In representing a client, a lawyer shall not communicate about the subject of the representation with a person the lawyer knows to be represented by another lawyer in the matter, unless the lawyer has the consent of the other lawyer or is authorized by law to do so.

Adopted June 9, 1997, effective January 1, 1998. Amended effective June 5, 2002.

Comment:

[1] This Rule does not prohibit communication with a represented person, or an employee or agent of such a person, concerning matters outside the representation. For example, the existence of a controversy between a government agency and a private party, or between two organizations, does not prohibit a lawyer for either from communicating with nonlawyer representatives of the other regarding a separate matter. Also, parties to a matter may communicate directly with each other and a lawyer having independent justification or legal authorization for communicating with a represented person is permitted to do so. Communications authorized by law include, for example, the right of a party to a controversy with a government agency to speak with government officials about the matter. Counsel could also prepare and send written default notices and written demands required by such laws as Chapter 93A of the General Laws.

[2] Communications authorized by law also include constitutionally permissible investigative activities of lawyers representing governmental entities, directly or through investigative agents, prior to the commencement of criminal or civil enforcement proceedings, when there is applicable judicial precedent that either has found the activity permissible under this Rule or has found this Rule inapplicable. However, the Rule imposes ethical restrictions that go beyond those imposed by constitutional provisions.

[3] This rule applies to communications with any person, whether or not a party to a formal adjudicative proceeding, contract or negotiation, who is represented by counsel concerning the matter to which the communication relates.
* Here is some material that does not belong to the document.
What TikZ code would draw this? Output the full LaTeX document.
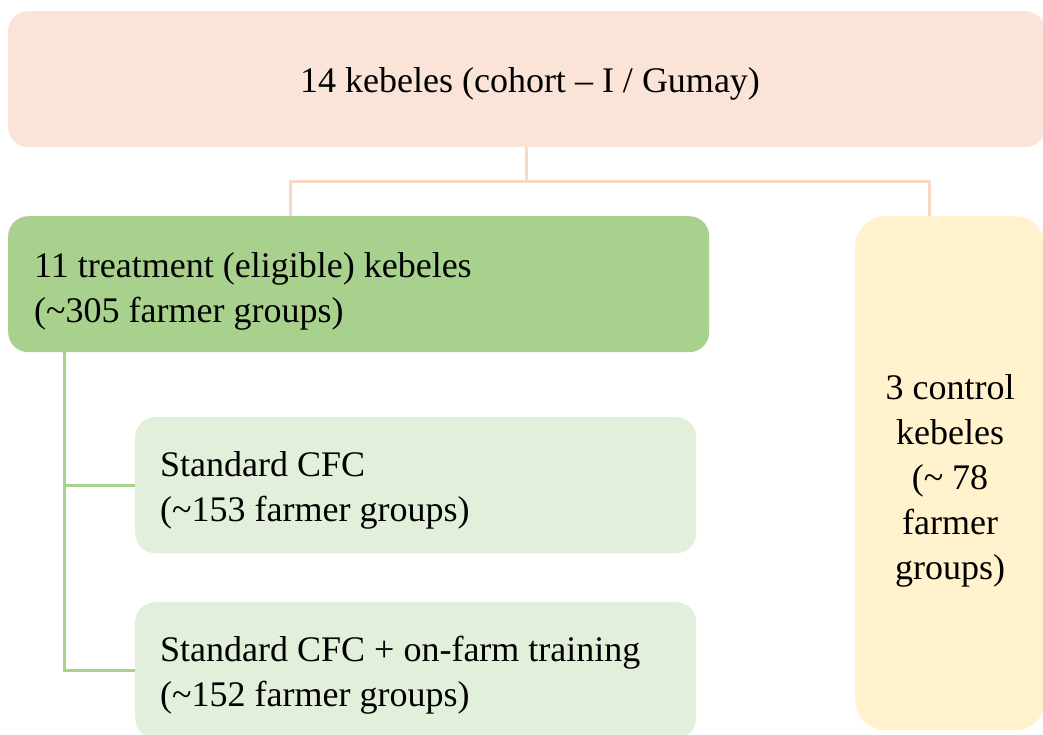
\documentclass[tikz,border=0pt]{standalone}
\usepackage{fontspec}
\setmainfont{Liberation Serif}
\definecolor{peach}{HTML}{FAE4D7}
\definecolor{peachline}{HTML}{F8D9C6}
\definecolor{dgreen}{HTML}{A9D18E}
\definecolor{lgreen}{HTML}{E2EFDA}
\definecolor{lyellow}{HTML}{FFF2CC}
\begin{document}
\begin{tikzpicture}[x=1pt,y=-1pt,
  box/.style={rounded corners=20pt, inner sep=0pt, draw=none},
  txt/.style={inner sep=0pt, font=\fontsize{36}{45}\selectfont},
  pline/.style={draw=peachline, line width=3pt},
  gline/.style={draw=dgreen, line width=3pt}]
\useasboundingbox (0,0) rectangle (1043,735);
\fill[white] (0,0) rectangle (1043,735);
% boxes
\node[box, fill=peach, minimum width=1037pt, minimum height=136pt, anchor=north west] (top) at (8,11) {};
\node[box, fill=dgreen, minimum width=701pt, minimum height=136pt, anchor=north west] (green) at (8,216) {};
\node[box, fill=lgreen, minimum width=561pt, minimum height=136pt, anchor=north west] (b2) at (135,417) {};
\node[box, fill=lgreen, minimum width=561pt, minimum height=136pt, anchor=north west] (b3) at (135,602) {};
\node[box, rounded corners=30pt, fill=lyellow, minimum width=190pt, minimum height=514pt, anchor=north west] (ctrl) at (855,216) {};
% texts
\node[txt, anchor=base] (ttop) at (530,93) {14 kebeles (cohort – I / Gumay)};
\node[txt, anchor=base west, align=left] (tgreen) at (34,322) {11 treatment (eligible) kebeles\\(\textasciitilde305 farmer groups)};
\node[txt, anchor=base west, align=left] (tb2) at (160,521) {Standard CFC\\(\textasciitilde153 farmer groups)};
\node[txt, anchor=base west, align=left] (tb3) at (160,706) {Standard CFC + on-farm training\\(\textasciitilde152 farmer groups)};
\node[txt, anchor=base, align=center] (tctrl) at (950,579) {3 control\\kebeles\\(\textasciitilde{} 78\\farmer\\groups)};
% connectors
\coordinate (j) at (top.south |- 0,182);
\coordinate (gtop) at (290,216);
\coordinate (ytop) at (929,216);
\draw[pline] (top.south) -- (j);
\draw[pline] (gtop) |- (j) -| (ytop);
\coordinate (gl) at (64,352);
\draw[gline] (gl) |- (b2.west);
\draw[gline] (gl) |- (b3.west);
\end{tikzpicture}
\end{document}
See the definition of "person" in Rule 9.1(h).

[4] In the case of an organization, this Rule prohibits communications by a lawyer for another person or entity concerning the matter in representation only with those agents or employees who exercise managerial responsibility in the matter, who are alleged to have committed the wrongful acts at issue in the litigation, or who have authority on behalf of the organization to make decisions about the course of the litigation. If an agent or employee of the organization is represented in the matter by his or her own counsel, the consent by that counsel to a communication will be sufficient for purposes of this Rule. Compare Rule 3.4(f).

[5] The prohibition on communications with a represented person only applies, however, in circumstances where the lawyer knows that the person is in fact represented in the matter to be discussed. This means that the lawyer has knowledge of the fact of the representation; but such knowledge may be inferred from the circumstances. See the definition of "knowledge" in Rule 9.1(f). Such an inference may arise in circumstances where there is substantial reason to believe that the person with whom communication is sought is represented in the matter to be discussed. Thus, a lawyer cannot evade the requirement of obtaining the consent of counsel by closing eyes to the obvious.
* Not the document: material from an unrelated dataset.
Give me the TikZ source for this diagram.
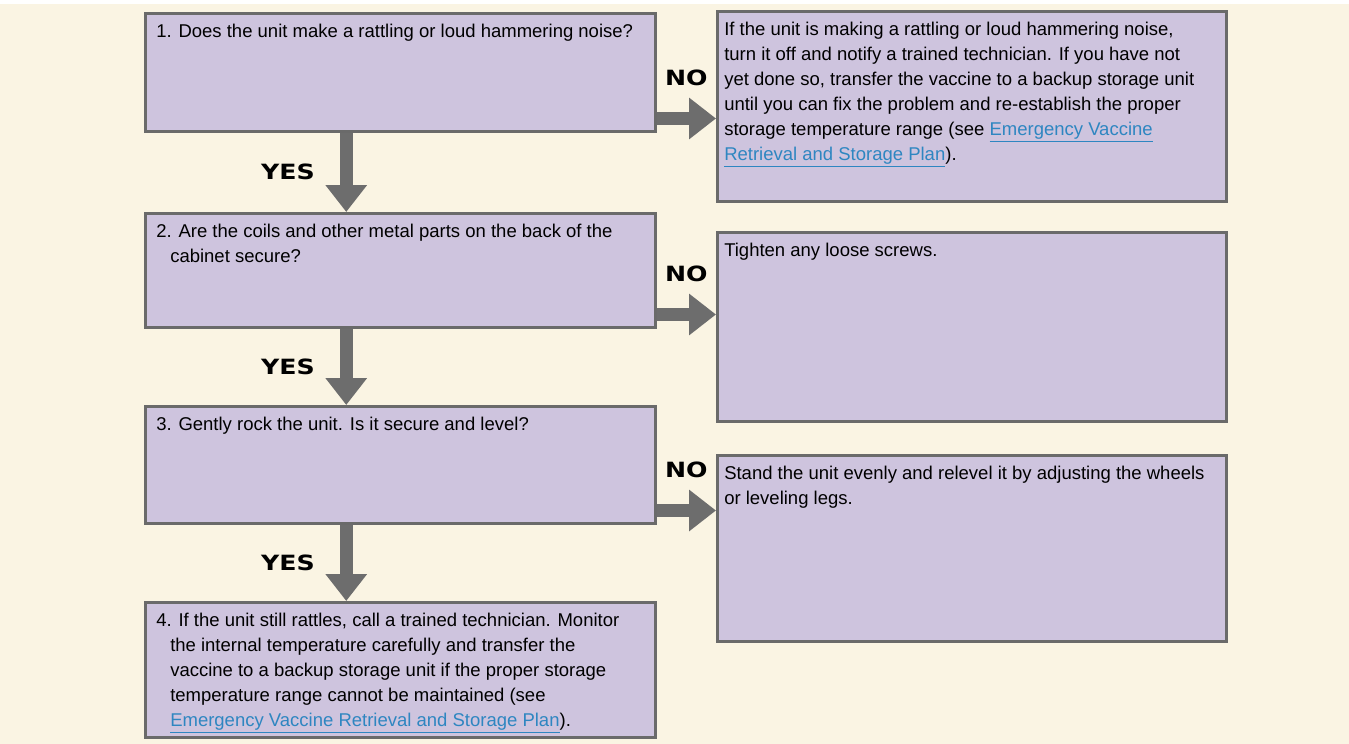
\documentclass[tikz,border=0pt]{standalone}
\usepackage{fontspec}
\setmainfont{Liberation Sans}
\newfontfamily\answerfont{DejaVu Sans}[FakeStretch=1.2]
\usetikzlibrary{arrows.meta,calc}

\definecolor{pagebg}{HTML}{FAF4E3}
\definecolor{boxfill}{HTML}{CEC4DE}
\definecolor{boxline}{HTML}{6A6A6A}
\definecolor{arrowgray}{HTML}{6D6D6D}
\definecolor{linkblue}{HTML}{2E86C1}

\newcommand\boxtext[3]{\parbox[c][#2][t]{#1}{\raggedright\strut#3}}
\newcommand\planlink[1]{{\color{linkblue}\underline{#1}}}

\begin{document}
\begin{tikzpicture}[x=1pt,y=-1pt]
  \useasboundingbox (0,0) rectangle (1349,744);
  \fill[pagebg] (0,0) rectangle (1349,744);
  \fill[white] (0,0) rectangle (1349,4);

  \begin{scope}[every node/.style={draw=boxline, line width=2.5pt, fill=boxfill, anchor=north west, inner ysep=7pt, font=\fontsize{18.5}{25}\selectfont}]
    % questions
    \node[inner xsep=11pt] (q1) at (144,12)  {\boxtext{488pt}{104pt}{1. Does the unit make a rattling or loud hammering noise?}};
    \node[inner xsep=11pt] (q2) at (144,212) {\boxtext{488pt}{100pt}{\hangindent=14pt\hangafter=1 2. Are the coils and other metal parts on the back of the\newline cabinet secure?}};
    \node[inner xsep=11pt] (q3) at (144,405) {\boxtext{488pt}{103pt}{3. Gently rock the unit. Is it secure and level?}};
    \node[inner xsep=11pt] (q4) at (144,601) {\boxtext{488pt}{121pt}{\hangindent=14pt\hangafter=1 4. If the unit still rattles, call a trained technician. Monitor\newline the internal temperature carefully and transfer the\newline vaccine to a backup storage unit if the proper storage\newline temperature range cannot be maintained (see\newline \planlink{Emergency Vaccine Retrieval and Storage Plan}).}};
    % actions
    \node[inner xsep=7pt] (a1) at (716,10)  {\boxtext{495pt}{176pt}{If the unit is making a rattling or loud hammering noise,\\ turn it off and notify a trained technician. If you have not\\ yet done so, transfer the vaccine to a backup storage unit\\ until you can fix the problem and re-establish the proper\\ storage temperature range (see \planlink{Emergency Vaccine}\\ \planlink{Retrieval and Storage Plan}).}};
    \node[inner xsep=7pt] (a2) at (716,231) {\boxtext{495pt}{175pt}{Tighten any loose screws.}};
    \node[inner xsep=7pt] (a3) at (716,454) {\boxtext{495pt}{172pt}{Stand the unit evenly and relevel it by adjusting the wheels\\ or leveling legs.}};
  \end{scope}

  \begin{scope}[every edge/.style={draw=arrowgray, line width=13pt, -{Triangle[length=27pt,width=40pt]}}, every node/.style={font=\answerfont\fontsize{21}{21}\selectfont\bfseries, inner sep=0pt}]
    \path ([xshift=-54pt]q1.south) edge node[left=25pt] (yes1) {YES} ([xshift=-54pt]q2.north);
    \path ([xshift=-54pt]q2.south) edge node[left=25pt] (yes2) {YES} ([xshift=-54pt]q3.north);
    \path ([xshift=-54pt]q3.south) edge node[left=25pt] (yes3) {YES} ([xshift=-54pt]q4.north);
    \path ($(q1.south east)+(0,14pt)$) edge node[above=26pt] (no1) {NO} ($(q1.south east -| a1.west)+(0,14pt)$);
    \path ($(q2.south east)+(0,14pt)$) edge node[above=26pt] (no2) {NO} ($(q2.south east -| a2.west)+(0,14pt)$);
    \path ($(q3.south east)+(0,14pt)$) edge node[above=26pt] (no3) {NO} ($(q3.south east -| a3.west)+(0,14pt)$);
  \end{scope}

\end{tikzpicture}
\end{document}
[6] In the event the person with whom the lawyer communicates is not known to be represented by counsel in the matter, the lawyer's communications are subject to Rule 4.3.

[7] Nothing in this rule prohibits a lawyer from seeking and acting in accordance with a court order permitting communication with a person known to be represented by counsel.

Corresponding ABA Model Rule. Identical to Model Rule 4.2.

Corresponding Former Massachusetts Rule. DR 7-104 (A)(1).

Cross reference: See definition of "person" in Rule 9.1.